Tuesday, April 26, 2016

Social Media Being Used For Insurance Investigations

Insurance investigators are making more use of the cyber world to expose scammers. There are so many people using social media now that the sites are routinely monitored for evidence of fraud.

Social media is an amazing tool. In fact, it's become standard practice for insurance fraud investigators to use powerful data mining software to comb through hundreds of social media sites.

From Facebook, to dating sites, to Twitter, officials are looking for evidence of fraud.

EXAMPLES:

  • An Arizona woman pleaded guilty after a Facebook photo showed her wearing wedding rings she claimed she had lost while swimming in the ocean.
  • An Ohio man collected $30,000 in benefits after claiming he was too badly injured to work. Photos on Facebook led investigators to his gym, where undercover cameras caught him bench pressing five hundred pounds.



People cannot resist the impulse to share the details of their lives with millions of strangers on social media sites. As to whether this represents a privacy issue, at this time the courts routinely allow investigators to mine social media sites. The position seems to be that when you're posting your exploits in front of tens of millions of people to freely see, that's not privacy anymore.

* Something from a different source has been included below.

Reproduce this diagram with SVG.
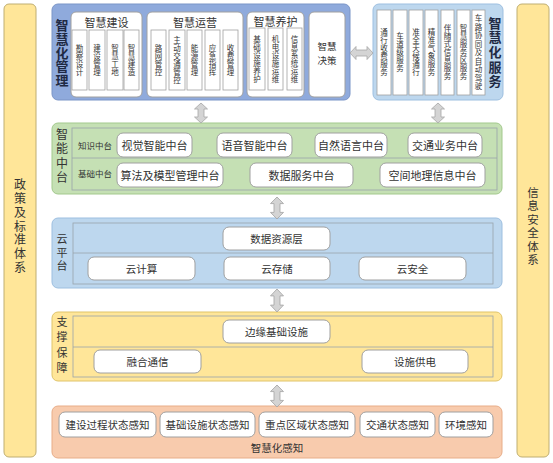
<svg xmlns="http://www.w3.org/2000/svg" width="553" height="463" viewBox="0 0 553 463">
<style>
text{font-family:"Noto Sans CJK SC","Noto Sans",sans-serif;fill:#333;dominant-baseline:central;text-anchor:middle}
.v{writing-mode:vertical-rl;text-orientation:upright}
.side{fill:#ffe699;stroke:#bfae72;stroke-width:1}
.wb{fill:#fff;stroke:#a0a0a0;stroke-width:1}
.col{fill:#fff;stroke:#a0a0a0;stroke-width:0.8}
.inner{fill:none;stroke:#9aa3ab;stroke-width:0.8}
.t7{font-size:7.5px;letter-spacing:0.5px}
.t7s{font-size:7.5px;letter-spacing:1px}
.t85{font-size:8.5px}
.t10{font-size:10.5px}
.t11{font-size:11px}
.big{font-size:13px;font-weight:bold;fill:#1f2a44}
.arr{fill:#d4d4d4;stroke:#a6a6a6;stroke-width:0.8}
</style>
<defs>
<path id="dv" d="M0,0 L6.5,6 L3,6 L3,14 L6.5,14 L0,20 L-6.5,14 L-3,14 L-3,6 L-6.5,6 Z"/>
</defs>

<g id="policy">
<rect class="side" x="4" y="4" width="32" height="453" rx="5"/>
<text class="v" x="20" y="227" style="font-size:12px;letter-spacing:1.8px">政策及标准体系</text>
</g>

<g id="security">
<rect class="side" x="517" y="4" width="32" height="453" rx="5"/>
<text class="v" x="533" y="227" style="font-size:11.5px;letter-spacing:1.9px">信息安全体系</text>
</g>

<g id="management">
<rect x="52" y="4" width="298" height="96" rx="6" fill="#8faadc" stroke="#7b95c7"/>
<text class="v big" x="62" y="53" style="letter-spacing:0.8px">智慧化管理</text>
<g id="construction">
<rect class="wb" x="71" y="12" width="71" height="85" rx="5"/>
<text class="t11" x="106.5" y="22">智慧建设</text>
<rect class="col" x="72" y="30" width="15" height="60"/>
<rect class="col" x="89" y="30" width="16" height="60"/>
<rect class="col" x="107" y="30" width="16" height="60"/>
<rect class="col" x="124" y="30" width="15" height="60"/>
<text class="v t7" x="79.5" y="60">勘察设计</text>
<text class="v t7" x="97" y="60">建设管理</text>
<text class="v t7" x="115" y="60">智慧工地</text>
<text class="v t7" x="131.5" y="60">智慧建造</text>
</g>
<g id="operation">
<rect class="wb" x="147" y="12" width="96" height="85" rx="5"/>
<text class="t11" x="195" y="22">智慧运营</text>
<rect class="col" x="151" y="30" width="15" height="60"/>
<rect class="col" x="169" y="30" width="16" height="60"/>
<rect class="col" x="187" y="30" width="15" height="60"/>
<rect class="col" x="205" y="30" width="15" height="60"/>
<rect class="col" x="223" y="30" width="15" height="60"/>
<text class="v t7" x="158.5" y="60">路网管控</text>
<text class="v t7" x="177" y="60">主动交通管控</text>
<text class="v t7" x="194.5" y="60">能源管理</text>
<text class="v t7" x="212.5" y="60">应急指挥</text>
<text class="v t7" x="230.5" y="60">收费管理</text>
</g>
<g id="maintenance">
<rect class="wb" x="247" y="12" width="57" height="85" rx="5"/>
<text class="t11" x="275.5" y="21">智慧养护</text>
<rect class="col" x="249" y="28" width="16" height="62"/>
<rect class="col" x="268" y="28" width="15" height="62"/>
<rect class="col" x="287" y="28" width="15" height="62"/>
<text class="v t7" x="257" y="59">基础设施养护</text>
<text class="v t7" x="275.5" y="59">机电设施运维</text>
<text class="v t7" x="294.5" y="59">信息系统运维</text>
</g>
<g id="decision">
<rect class="wb" x="309" y="12" width="36" height="85" rx="5"/>
<text style="font-size:9.5px"><tspan x="327" y="45.5">智慧</tspan><tspan x="327" y="59.5">决策</tspan></text>
</g>
</g>

<g id="service">
<rect x="373" y="4" width="130" height="96" rx="6" fill="#bdd7ee" stroke="#9dbfe0"/>
<rect class="col" x="377" y="10" width="14" height="85"/>
<rect class="col" x="393" y="10" width="14" height="85"/>
<rect class="col" x="409" y="10" width="14" height="85"/>
<rect class="col" x="425" y="10" width="13" height="85"/>
<rect class="col" x="441" y="10" width="13" height="85"/>
<rect class="col" x="457" y="10" width="13" height="85"/>
<rect class="col" x="472" y="10" width="13" height="85"/>
<text class="v t7" x="384" y="52">通行收费服务</text>
<text class="v t7" x="400" y="52">车道级服务</text>
<text class="v t7" x="416" y="52">准全天候通行</text>
<text class="v t7" x="431.5" y="52">精准气象服务</text>
<text class="v t7" x="447.5" y="52">伴随式信息服务</text>
<text class="v t7" x="463.5" y="52">智慧服务区服务</text>
<text class="v t7s" x="478.5" y="53">车路协同及自动驾驶</text>
<text class="v big" x="495" y="53" style="letter-spacing:1.7px">智慧化服务</text>
</g>

<g id="ai-platform">
<rect x="52" y="123" width="450" height="71" rx="6" fill="#c5e0b4" stroke="#a3c98d"/>
<rect class="inner" x="72" y="128" width="425" height="62"/>
<line class="inner" x1="72" y1="158" x2="497" y2="158"/>
<text class="v" x="62" y="157" style="font-size:12px;letter-spacing:2.3px">智能中台</text>
<text class="t85" x="95" y="145">知识中台</text>
<text class="t85" x="95" y="173">基础中台</text>
<rect class="wb" x="117" y="133" width="75" height="24" rx="6"/><text class="t11" x="154.5" y="145">视觉智能中台</text>
<rect class="wb" x="217" y="133" width="75" height="24" rx="6"/><text class="t11" x="254.5" y="145">语音智能中台</text>
<rect class="wb" x="315" y="133" width="72" height="24" rx="6"/><text class="t11" x="351" y="145">自然语言中台</text>
<rect class="wb" x="408" y="133" width="74" height="24" rx="6"/><text class="t11" x="445" y="145">交通业务中台</text>
<rect class="wb" x="117" y="163" width="106" height="24" rx="6"/><text class="t11" x="170" y="175">算法及模型管理中台</text>
<rect class="wb" x="250" y="163" width="103" height="24" rx="6"/><text class="t11" x="301.5" y="175">数据服务中台</text>
<rect class="wb" x="380" y="163" width="105" height="24" rx="6"/><text class="t11" x="432.5" y="175">空间地理信息中台</text>
</g>

<g id="cloud">
<rect x="52" y="218" width="450" height="70" rx="6" fill="#bdd7ee" stroke="#9dbfe0"/>
<rect class="inner" x="73" y="223" width="420" height="61"/>
<line class="inner" x1="73" y1="253" x2="493" y2="253"/>
<text class="v" x="62" y="254" style="font-size:11px;letter-spacing:2.5px">云平台</text>
<rect class="wb" x="223" y="227" width="107" height="23" rx="6"/><text class="t10" x="276.5" y="238.5">数据资源层</text>
<rect class="wb" x="88" y="257" width="107" height="23" rx="6"/><text class="t10" x="141.5" y="268.5">云计算</text>
<rect class="wb" x="224" y="257" width="106" height="23" rx="6"/><text class="t10" x="277" y="268.5">云存储</text>
<rect class="wb" x="359" y="257" width="107" height="23" rx="6"/><text class="t10" x="412.5" y="268.5">云安全</text>
</g>

<g id="support">
<rect x="52" y="312" width="450" height="69" rx="6" fill="#ffe699" stroke="#e0c46a"/>
<rect class="inner" x="73" y="316" width="420" height="61"/>
<line class="inner" x1="73" y1="347" x2="493" y2="347"/>
<text class="v" x="62" y="347" style="font-size:11px;letter-spacing:4.3px">支撑保障</text>
<rect class="wb" x="223" y="320" width="107" height="23" rx="6"/><text class="t10" x="276.5" y="331.5">边缘基础设施</text>
<rect class="wb" x="94" y="350" width="107" height="23" rx="6"/><text class="t10" x="147.5" y="361.5">融合通信</text>
<rect class="wb" x="362" y="350" width="106" height="23" rx="6"/><text class="t10" x="415" y="361.5">设施供电</text>
</g>

<g id="perception">
<rect x="52" y="406" width="450" height="52" rx="6" fill="#f8cbad" stroke="#e8ad88"/>
<rect class="wb" x="59" y="412" width="97" height="25" rx="6"/><text class="t10" x="107.5" y="424.5">建设过程状态感知</text>
<rect class="wb" x="160" y="412" width="95" height="25" rx="6"/><text class="t10" x="207.5" y="424.5">基础设施状态感知</text>
<rect class="wb" x="259" y="412" width="96" height="25" rx="6"/><text class="t10" x="307" y="424.5">重点区域状态感知</text>
<rect class="wb" x="360" y="412" width="75" height="25" rx="6"/><text class="t10" x="397.5" y="424.5">交通状态感知</text>
<rect class="wb" x="439" y="412" width="54" height="25" rx="6"/><text class="t10" x="466" y="424.5">环境感知</text>
<text class="t10" x="277" y="447">智慧化感知</text>
</g>

<g id="connectors">
<path class="arr" d="M350,53 L356,46.5 L356,50 L367,50 L367,46.5 L373,53 L367,59.5 L367,56 L356,56 L356,59.5 Z"/>
<use href="#dv" class="arr" transform="translate(201,103)"/>
<use href="#dv" class="arr" transform="translate(438,103)"/>
<use href="#dv" class="arr" transform="translate(277,197) scale(1,1.1)"/>
<use href="#dv" class="arr" transform="translate(277,289) scale(1,1.15)"/>
<use href="#dv" class="arr" transform="translate(277,385) scale(1,1.1)"/>
</g>
</svg>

Always be careful of what you post to your social media profiles!  These days, more than ever, insurers and law enforcement officials are increasingly monitoring social media posts to check for insurance fraud. The use of social media monitoring has exploded in the insurance industry.  Insurance claims adjusters view social media as a gold mine for their investigations.

Not only do insurance claims adjusters look for proof that your claim isn’t fraudulent, they also might look to see pictures of what your car looked like before the accident.  If you were injured during the accident, adjusters might look at your pictures and status updates to see how the accident has affected your life.  They could also search social media for potential witnesses to the accident.

Whatever situation you’re in, if you find yourself filing an insurance claim after a car accident, it is a best practice to avoid posting about it on social media.  It’s even smarter to avoid accepting “friend requests” from strangers. The extra boost in your friend count is not worth it!


If you are involved in an auto accident, or plan on making any type of insurance claim, for that matter, make sure you comb through your social media profiles with a fine-toothed comb.  You never know who could be watching!